Prove that $f(x)$ is irreducible over $\mathbb{Q}$

Question

Let $f(x)\in \mathbb{Q}[x]$ with $\gcd(f(x),f'(x))=1$. If for all $a,b\in \mathbb{C}$ with $a,b$ roots of $f(x)$ there exists $\sigma\in \operatorname{Gal}(K,\mathbb{Q})$ which $\sigma(a)=b$ with $K\subset \mathbb{C}$ splitting field of $f(x)$ over $\mathbb{Q}$ prove that $f(x)$ is irreducible over $\mathbb{Q}$. It's obvious that every two roots of $f(x)$ are different but I couldn't find way to use it to find the answer.

Answer 1

As Rob Arthan noticed, we need the hypotesis for all $a,b\in \mathbb C$ roots of $f(x)$. With this assuption the following works.

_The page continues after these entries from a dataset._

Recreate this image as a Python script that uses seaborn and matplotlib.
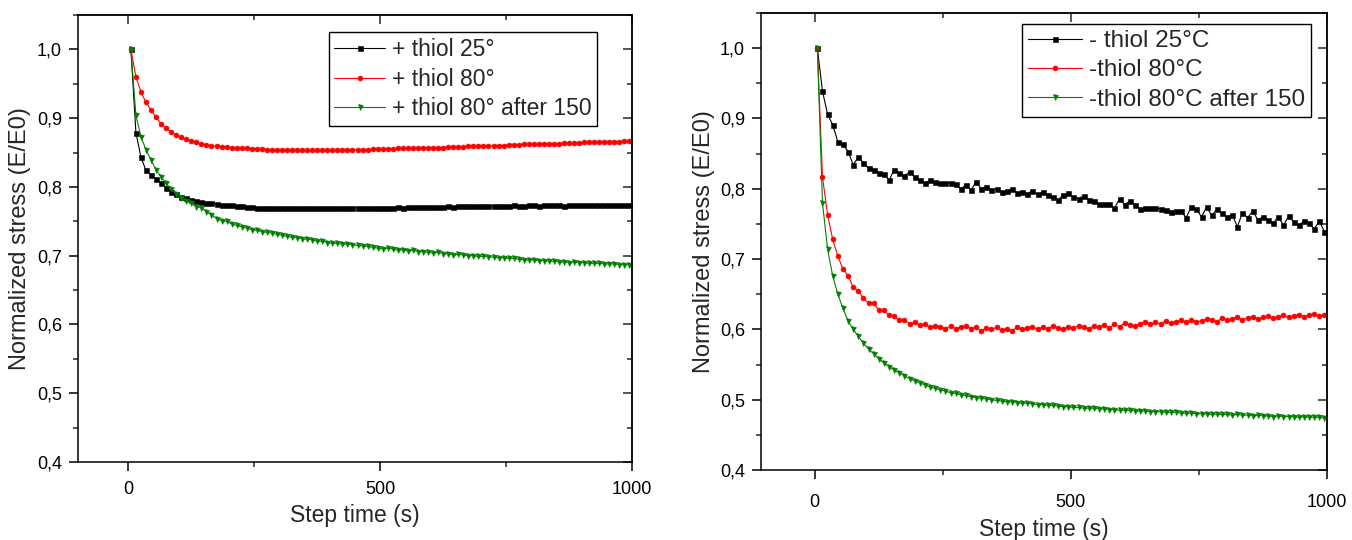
import numpy as np
import pandas as pd
import matplotlib
matplotlib.use("Agg")
import matplotlib.pyplot as plt
import seaborn as sns
from matplotlib.ticker import FuncFormatter, MultipleLocator, FixedLocator

# ---------------- data ----------------
STEP_TIME = [5, 15, 25, 35, 45, 55, 65, 75, 85, 95,
             105, 115, 125, 135, 145, 155, 165, 175, 185, 195,
             205, 215, 225, 235, 245, 255, 265, 275, 285, 295,
             305, 315, 325, 335, 345, 355, 365, 375, 385, 395,
             405, 415, 425, 435, 445, 455, 465, 475, 485, 495,
             505, 515, 525, 535, 545, 555, 565, 575, 585, 595,
             605, 615, 625, 635, 645, 655, 665, 675, 685, 695,
             705, 715, 725, 735, 745, 755, 765, 775, 785, 795,
             805, 815, 825, 835, 845, 855, 865, 875, 885, 895,
             905, 915, 925, 935, 945, 955, 965, 975, 985, 995]

LEFT_LABELS = ["+ thiol 25°", "+ thiol 80°", "+ thiol 80° after 150"]
RIGHT_LABELS = ["- thiol 25°C", "-thiol 80°C", "-thiol 80°C after 150"]

PLUS_25 = [1.000, 0.879, 0.843, 0.824, 0.817, 0.811, 0.805, 0.799, 0.793, 0.790,
           0.786, 0.784, 0.781, 0.780, 0.778, 0.777, 0.776, 0.775, 0.774, 0.773,
           0.773, 0.772, 0.772, 0.771, 0.771, 0.770, 0.770, 0.770, 0.770, 0.769,
           0.770, 0.769, 0.769, 0.770, 0.769, 0.769, 0.769, 0.769, 0.769, 0.769,
           0.769, 0.769, 0.770, 0.769, 0.769, 0.770, 0.769, 0.770, 0.770, 0.770,
           0.770, 0.770, 0.770, 0.771, 0.770, 0.771, 0.771, 0.771, 0.771, 0.771,
           0.771, 0.771, 0.771, 0.772, 0.771, 0.772, 0.772, 0.772, 0.772, 0.772,
           0.772, 0.772, 0.772, 0.772, 0.772, 0.772, 0.773, 0.772, 0.772, 0.773,
           0.773, 0.772, 0.773, 0.773, 0.773, 0.773, 0.772, 0.773, 0.773, 0.773,
           0.773, 0.773, 0.773, 0.773, 0.773, 0.773, 0.773, 0.773, 0.773, 0.773]

PLUS_80 = [1.000, 0.960, 0.938, 0.923, 0.912, 0.901, 0.892, 0.885, 0.880, 0.875,
           0.872, 0.869, 0.867, 0.865, 0.863, 0.861, 0.860, 0.859, 0.858, 0.858,
           0.857, 0.857, 0.856, 0.856, 0.855, 0.855, 0.855, 0.854, 0.854, 0.854,
           0.854, 0.854, 0.853, 0.853, 0.853, 0.853, 0.853, 0.853, 0.853, 0.853,
           0.853, 0.853, 0.854, 0.853, 0.854, 0.854, 0.854, 0.854, 0.855, 0.855,
           0.855, 0.855, 0.855, 0.856, 0.856, 0.856, 0.856, 0.856, 0.857, 0.857,
           0.857, 0.857, 0.857, 0.858, 0.858, 0.858, 0.858, 0.859, 0.859, 0.859,
           0.860, 0.859, 0.860, 0.860, 0.860, 0.861, 0.861, 0.861, 0.862, 0.862,
           0.862, 0.862, 0.863, 0.863, 0.863, 0.863, 0.864, 0.864, 0.864, 0.864,
           0.865, 0.865, 0.865, 0.865, 0.866, 0.866, 0.866, 0.866, 0.867, 0.867]

PLUS_80_AFTER = [1.000, 0.904, 0.873, 0.854, 0.839, 0.825, 0.814, 0.805, 0.797, 0.790,
                 0.784, 0.780, 0.776, 0.771, 0.770, 0.764, 0.759, 0.754, 0.751, 0.750,
                 0.746, 0.744, 0.742, 0.740, 0.738, 0.737, 0.735, 0.734, 0.733, 0.731,
                 0.730, 0.728, 0.727, 0.726, 0.725, 0.724, 0.723, 0.721, 0.721, 0.719,
                 0.718, 0.718, 0.717, 0.717, 0.716, 0.715, 0.714, 0.714, 0.712, 0.711,
                 0.710, 0.711, 0.710, 0.708, 0.709, 0.707, 0.708, 0.706, 0.706, 0.705,
                 0.704, 0.705, 0.703, 0.703, 0.701, 0.702, 0.701, 0.700, 0.700, 0.699,
                 0.699, 0.698, 0.698, 0.697, 0.697, 0.696, 0.696, 0.695, 0.694, 0.694,
                 0.694, 0.693, 0.693, 0.692, 0.692, 0.691, 0.691, 0.690, 0.691, 0.690,
                 0.690, 0.689, 0.689, 0.689, 0.688, 0.688, 0.688, 0.687, 0.687, 0.687]

MINUS_25 = [1.000, 0.939, 0.906, 0.891, 0.867, 0.863, 0.853, 0.834, 0.845, 0.837,
            0.829, 0.827, 0.822, 0.821, 0.812, 0.827, 0.823, 0.818, 0.824, 0.817,
            0.812, 0.808, 0.812, 0.809, 0.808, 0.808, 0.808, 0.807, 0.799, 0.806,
            0.798, 0.810, 0.800, 0.803, 0.798, 0.800, 0.795, 0.797, 0.799, 0.794,
            0.796, 0.793, 0.797, 0.792, 0.795, 0.791, 0.789, 0.784, 0.791, 0.794,
            0.788, 0.786, 0.790, 0.784, 0.782, 0.778, 0.778, 0.778, 0.772, 0.786,
            0.777, 0.783, 0.777, 0.771, 0.773, 0.773, 0.773, 0.771, 0.770, 0.767,
            0.769, 0.768, 0.759, 0.774, 0.771, 0.760, 0.774, 0.762, 0.771, 0.765,
            0.760, 0.763, 0.746, 0.766, 0.759, 0.768, 0.756, 0.760, 0.756, 0.751,
            0.760, 0.748, 0.761, 0.753, 0.748, 0.754, 0.751, 0.743, 0.754, 0.739]

MINUS_80 = [1.000, 0.817, 0.763, 0.728, 0.704, 0.686, 0.676, 0.660, 0.655, 0.644,
            0.637, 0.637, 0.627, 0.627, 0.620, 0.619, 0.613, 0.614, 0.608, 0.610,
            0.606, 0.607, 0.603, 0.605, 0.604, 0.601, 0.605, 0.601, 0.603, 0.605,
            0.601, 0.603, 0.598, 0.602, 0.600, 0.603, 0.599, 0.601, 0.598, 0.603,
            0.600, 0.602, 0.604, 0.600, 0.603, 0.601, 0.605, 0.602, 0.600, 0.604,
            0.602, 0.605, 0.603, 0.601, 0.605, 0.603, 0.606, 0.602, 0.607, 0.604,
            0.609, 0.606, 0.605, 0.608, 0.611, 0.607, 0.610, 0.608, 0.612, 0.609,
            0.611, 0.613, 0.610, 0.614, 0.611, 0.612, 0.615, 0.613, 0.611, 0.616,
            0.613, 0.615, 0.617, 0.614, 0.616, 0.618, 0.615, 0.617, 0.619, 0.616,
            0.618, 0.620, 0.617, 0.619, 0.621, 0.618, 0.620, 0.622, 0.619, 0.621]

MINUS_80_AFTER = [1.000, 0.780, 0.714, 0.676, 0.650, 0.630, 0.612, 0.600, 0.590, 0.580,
                  0.572, 0.565, 0.558, 0.552, 0.547, 0.542, 0.538, 0.534, 0.530, 0.527,
                  0.524, 0.521, 0.518, 0.516, 0.514, 0.512, 0.510, 0.509, 0.507, 0.506,
                  0.504, 0.503, 0.502, 0.501, 0.500, 0.499, 0.498, 0.497, 0.497, 0.496,
                  0.495, 0.495, 0.494, 0.493, 0.493, 0.492, 0.492, 0.491, 0.490, 0.490,
                  0.489, 0.489, 0.488, 0.488, 0.488, 0.487, 0.487, 0.486, 0.486, 0.485,
                  0.485, 0.485, 0.484, 0.484, 0.484, 0.483, 0.483, 0.483, 0.482, 0.482,
                  0.482, 0.481, 0.481, 0.481, 0.480, 0.480, 0.480, 0.479, 0.480, 0.479,
                  0.479, 0.478, 0.479, 0.478, 0.478, 0.477, 0.478, 0.477, 0.477, 0.476,
                  0.477, 0.476, 0.476, 0.476, 0.475, 0.476, 0.475, 0.475, 0.475, 0.474]

X_TICKS = [0, 500, 1000]
X_MINOR = [250, 750]
X_LABEL = "Step time (s)"
Y_LABEL = "Normalized stress (E/E0)"

COLORS = ["#000000", "#ff0000", "#008000"]
MARKERS = ["s", "o", "v"]

# ---------------- style ----------------
sns.set_style("ticks")
plt.rcParams["font.family"] = ["Liberation Sans", "DejaVu Sans"]

W, H = 1352, 540
fig = plt.figure(figsize=(W / 100, H / 100), dpi=100)
fig.patch.set_facecolor("white")

def px_axes(x0, y0, x1, y1):
    return fig.add_axes([x0 / W, 1 - y1 / H, (x1 - x0) / W, (y1 - y0) / H])

ax1 = px_axes(78, 15, 632, 462)
ax2 = px_axes(761, 13, 1327, 470)

yfmt = FuncFormatter(lambda v, p: f"{v:.1f}".replace(".", ","))


def draw(ax, series, labels, xlim, leg_anchor, leg_fs, xpad, xlabel_y, ylabel_x):
    for vals, lab, col, mk in zip(series, labels, COLORS, MARKERS):
        sns.lineplot(x=STEP_TIME, y=vals, ax=ax, color=col, marker=mk,
                     markersize=3.6, markeredgewidth=0.4, markeredgecolor=col,
                     linewidth=0.8, label=lab, estimator=None, sort=False)
    ax.set_xlim(*xlim)
    ax.set_ylim(0.4, 1.05)
    ax.xaxis.set_major_locator(FixedLocator(X_TICKS))
    ax.xaxis.set_minor_locator(FixedLocator(X_MINOR))
    ax.yaxis.set_major_locator(MultipleLocator(0.1))
    ax.yaxis.set_minor_locator(MultipleLocator(0.05))
    ax.yaxis.set_major_formatter(yfmt)
    ax.tick_params(which="major", direction="out", length=6.5, width=1.1,
                   labelsize=13, colors="black")
    ax.tick_params(which="minor", direction="out", length=3.6, width=1.1)
    ax.tick_params(axis="x", which="major", pad=xpad)
    ax.tick_params(axis="y", which="major", pad=5)
    for s in ax.spines.values():
        s.set_visible(True)
        s.set_linewidth(1.1)
        s.set_color("black")
    # inward ticks on top and right
    sx = ax.secondary_xaxis("top")
    sx.xaxis.set_major_locator(FixedLocator(X_TICKS))
    sx.xaxis.set_minor_locator(FixedLocator(X_MINOR))
    sx.tick_params(which="major", direction="in", length=6.5, width=1.1, labeltop=False)
    sx.tick_params(which="minor", direction="in", length=3.6, width=1.1)
    sx.spines["top"].set_linewidth(1.1)
    sy = ax.secondary_yaxis("right")
    sy.yaxis.set_major_locator(MultipleLocator(0.1))
    sy.yaxis.set_minor_locator(MultipleLocator(0.05))
    sy.tick_params(which="major", direction="in", length=6.5, width=1.1, labelright=False)
    sy.tick_params(which="minor", direction="in", length=3.6, width=1.1)
    sy.spines["right"].set_linewidth(1.1)

    ax.set_xlabel(X_LABEL, fontsize=16.5)
    ax.set_ylabel(Y_LABEL, fontsize=17)
    ax.xaxis.set_label_coords(0.5, xlabel_y)
    ax.yaxis.set_label_coords(ylabel_x, 0.5)

    leg = ax.legend(loc="upper right", bbox_to_anchor=leg_anchor, borderaxespad=0,
                    frameon=True, fancybox=False, edgecolor="black", framealpha=1,
                    fontsize=leg_fs, handlelength=2.2, handletextpad=0.3,
                    labelspacing=0.3, borderpad=0.25, numpoints=1)
    leg.get_frame().set_linewidth(1.0)


draw(ax1, [PLUS_25, PLUS_80, PLUS_80_AFTER], LEFT_LABELS, (-100, 1000),
     (0.937, 0.962), 16.5, 7, -0.095, -0.084)
draw(ax2, [MINUS_25, MINUS_80, MINUS_80_AFTER], RIGHT_LABELS, (-105, 1000),
     (0.972, 0.976), 17.5, 11, -0.105, -0.082)

fig.savefig("out.png", dpi=100, facecolor="white")
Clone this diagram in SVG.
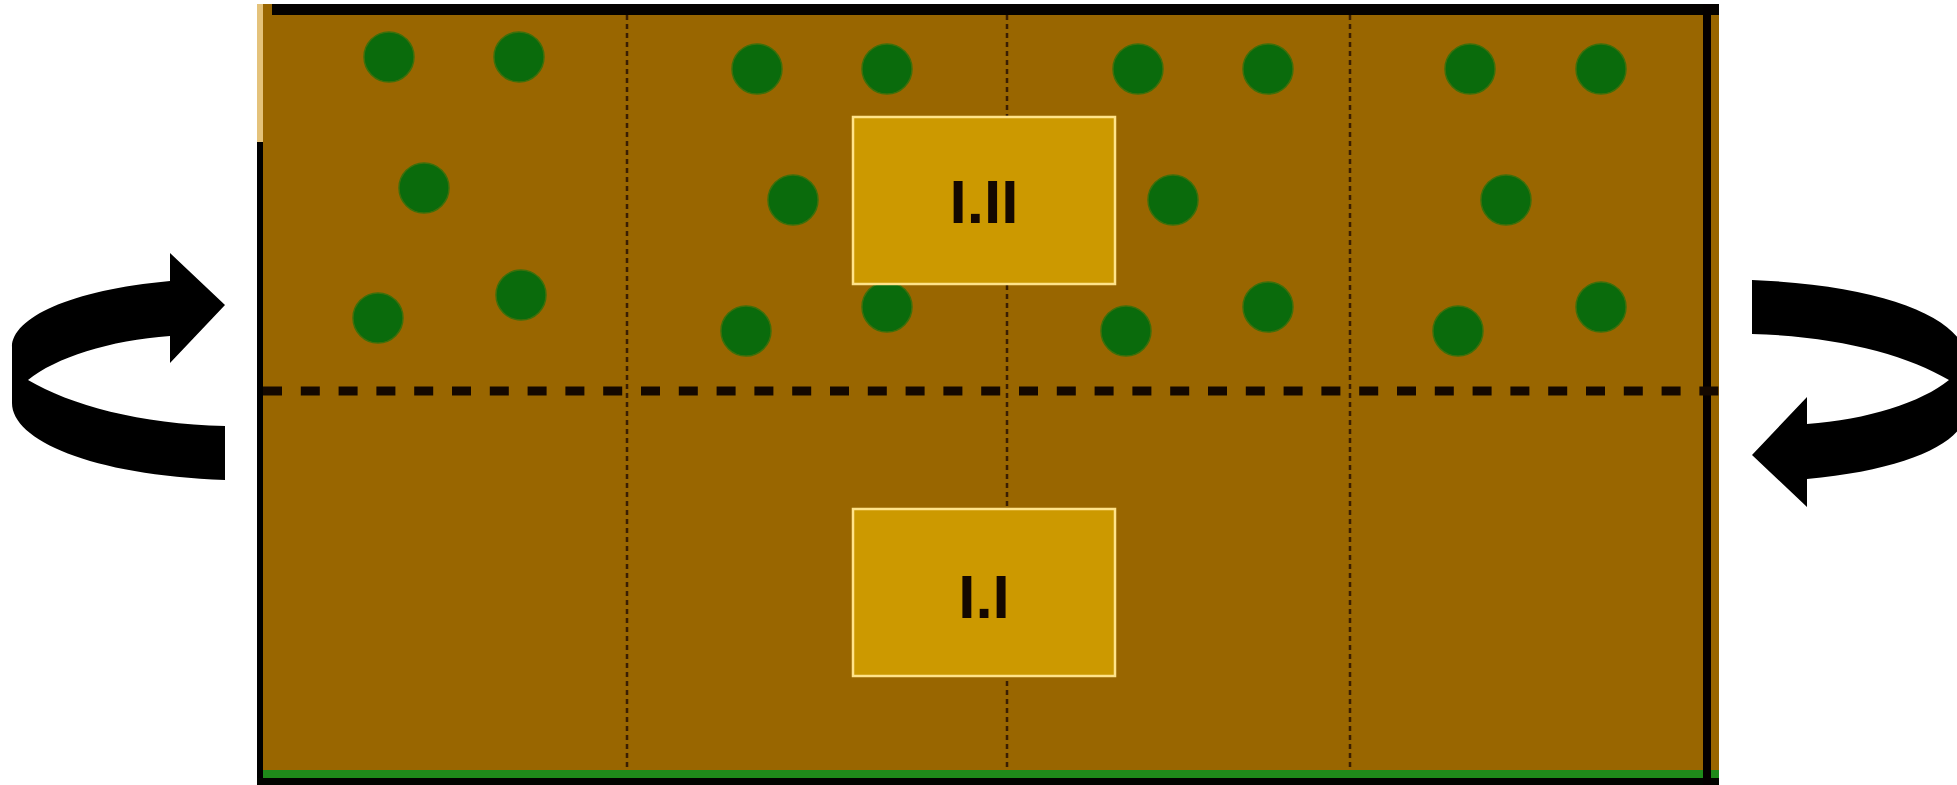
<svg xmlns="http://www.w3.org/2000/svg" width="1957" height="785" viewBox="0 0 1957 785">
  <style>
    .plant { fill: #0a6b0c; stroke: #3d6f0a; stroke-width: 1.5; }
    .plot-line { stroke: #3a1e02; stroke-width: 2.5; stroke-dasharray: 5 4; fill: none; }
    .mid-line { stroke: #140800; stroke-width: 9; stroke-dasharray: 19 18.8; fill: none; }
    .label-box { fill: #cc9900; stroke: #ffe38a; stroke-width: 2.5; }
    .label { font-family: "Liberation Sans", Arial, sans-serif; font-weight: bold; font-size: 62px; fill: #140800; text-anchor: middle; }
    .rot { fill: #000000; }
  </style>
  <defs>
    <path id="rotArrow" d="M 170,281 L 170,253 L 225,305 L 170,363 L 170,336 C 110,340 55,358 28,380 C 70,405 140,424 225,426 L 225,480 C 90,475 12,440 12,403 L 12,347 C 12,318 70,290 170,281 Z"/>
  </defs>
  <rect width="1957" height="785" fill="#ffffff"/>

  <g id="field">
    <rect x="263" y="4" width="1456" height="766" fill="#996600"/>
    <rect x="257" y="4" width="6" height="138" fill="#e4c27a"/>
    <rect x="257" y="142" width="6" height="643" fill="#000000"/>
    <rect x="272" y="4" width="1447" height="11" fill="#050200"/>
    <rect x="263" y="770" width="1456" height="8" fill="#1f8a1a"/>
    <rect x="257" y="778" width="1462" height="7" fill="#020400"/>
    <rect x="1703" y="4" width="8" height="781" fill="#050000"/>
  </g>

  <g id="plot-divisions">
    <line class="plot-line" x1="627" y1="15" x2="627" y2="770"/>
    <line class="plot-line" x1="1007" y1="15" x2="1007" y2="770"/>
    <line class="plot-line" x1="1350" y1="15" x2="1350" y2="770"/>
    <line class="mid-line" x1="263" y1="391" x2="1719" y2="391"/>
  </g>

  <g id="plot-1">
    <circle class="plant" cx="389" cy="57" r="25"/>
    <circle class="plant" cx="519" cy="57" r="25"/>
    <circle class="plant" cx="424" cy="188" r="25"/>
    <circle class="plant" cx="378" cy="318" r="25"/>
    <circle class="plant" cx="521" cy="295" r="25"/>
  </g>
  <g id="plot-2">
    <circle class="plant" cx="757" cy="69" r="25"/>
    <circle class="plant" cx="887" cy="69" r="25"/>
    <circle class="plant" cx="793" cy="200" r="25"/>
    <circle class="plant" cx="746" cy="331" r="25"/>
    <circle class="plant" cx="887" cy="307" r="25"/>
  </g>
  <g id="plot-3">
    <circle class="plant" cx="1138" cy="69" r="25"/>
    <circle class="plant" cx="1268" cy="69" r="25"/>
    <circle class="plant" cx="1173" cy="200" r="25"/>
    <circle class="plant" cx="1126" cy="331" r="25"/>
    <circle class="plant" cx="1268" cy="307" r="25"/>
  </g>
  <g id="plot-4">
    <circle class="plant" cx="1470" cy="69" r="25"/>
    <circle class="plant" cx="1601" cy="69" r="25"/>
    <circle class="plant" cx="1506" cy="200" r="25"/>
    <circle class="plant" cx="1458" cy="331" r="25"/>
    <circle class="plant" cx="1601" cy="307" r="25"/>
  </g>

  <g id="box-I-II">
    <rect class="label-box" x="853" y="117" width="262" height="167"/>
    <text class="label" x="984" y="223">I.II</text>
  </g>
  <g id="box-I-I">
    <rect class="label-box" x="853" y="509" width="262" height="167"/>
    <text class="label" x="984" y="618">I.I</text>
  </g>

  <g id="connectors">
    <use href="#rotArrow" class="rot"/>
    <use href="#rotArrow" class="rot" transform="translate(1977,760) scale(-1,-1)"/>
  </g>
</svg>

Suppose $f(x)$ has degree $n$ and it is monic. Since $(f,f')=1$ it has $n$ different roots. Let's call them $a_1,...,a_n$.

Take now $\sigma_i$ such that $\sigma_i(a_1) = a_i$ that exist by hypotesis. The minimal polynomial $\mu_{a_1}(x)$ of $a_1$ has degree at least $n$ because $a_1$ has $n$ conjugates.

Since $a_1$ is also a root of $f(x)$ we have $\mu_{a_1}(x)| f(x)$, but $f(x)$ has degree $n$, so $\mu(x)=f(x)$ and $f(x)$ is irreducible.

Answer 2

EDIT: As Rob Arthan stated in the comments, the problem as stated is false. If you meant to say $a, b \in \mathbb C$ rather than $a, b \in \mathbb R$ then the following discussion holds.

First of all, as you stated, the condition that $gcd(f, f') = 1$ is equivalent to $f$ having no repeated roots. We can therefore factor $f = \prod f_i$ where the $f_i$ are pairwise coprime irreducible polynomials in $\mathbb Q[x]$ sharing no roots. To show that $f$ is irreducible we need to show that only one such polynomial appears in this factorization. The key to this problem is, of course, to understand how to Galois group acts on the roots of a polynomial.

Let $a$ be a root of $f$. Then it must be a root of some $f_i$ dividing $f$. Let $\sigma \in G = Gal(K/F)$. Then $\sigma(a)$ is not only a root of $f$, it's a root of $f_i$. To see this, let $f_i = \sum a_{ij} x^j$. Then $f_i(\sigma(a)) = \sum a_{ij} \sigma(a)^j = \sigma(\sum a_{ij} a^j) = 0$ as $\sigma$ is a field automorphism fixing $\mathbb Q$ and the $a_{ij} \in \mathbb Q$. This is a very important fact. The Galois group not only acts on the roots of $f$, but on its factors. With this, we gain a finer understanding of the action of the Galois group.

Now, let's let $Z(f)$ be the roots of $f$ in $K$ and $Z(f_i)$ be the roots of $f_i$ in $K$. By the condition on the derivative, $Z(f) = \coprod Z(f_i)$ a disjoint union. The above discussion tells us that the action of $G$ on $Z(f)$ is partitioned into the $Z(f_i)$. That is, if $a \in Z(f_i)$ and $\sigma \in G$ then $\sigma(a) \in Z(f_i)$. Suppose now that the factorization of $f$ contained two distinct polynomials, say $f_1, f_2$. Then let $a_i \in Z(f_i)$. By the condition you stated, there exists a $\sigma \in G$ such that $\sigma(a_1) = a_2$. But then $a_2 \in Z(f_1) \cap Z(f_2) = \emptyset$, a contradiction. Hence, only one factor appears in $f = \prod f_i$ so $f$ is irreducible.

To discuss this a bit more, the converse is true as well. The condition on the group action of $G$ on $Z(f)$ you stated is called transitivity and is equivalent to there being only one orbit. The converse I have in mind is that the Galois group of an irreducible polynomial with distinct roots acts transitively on the roots. With this in mind, the above discussion actually shows that the partition $Z(f) = \coprod Z(f_i)$ is precisely the partition into orbits from the action of $G$.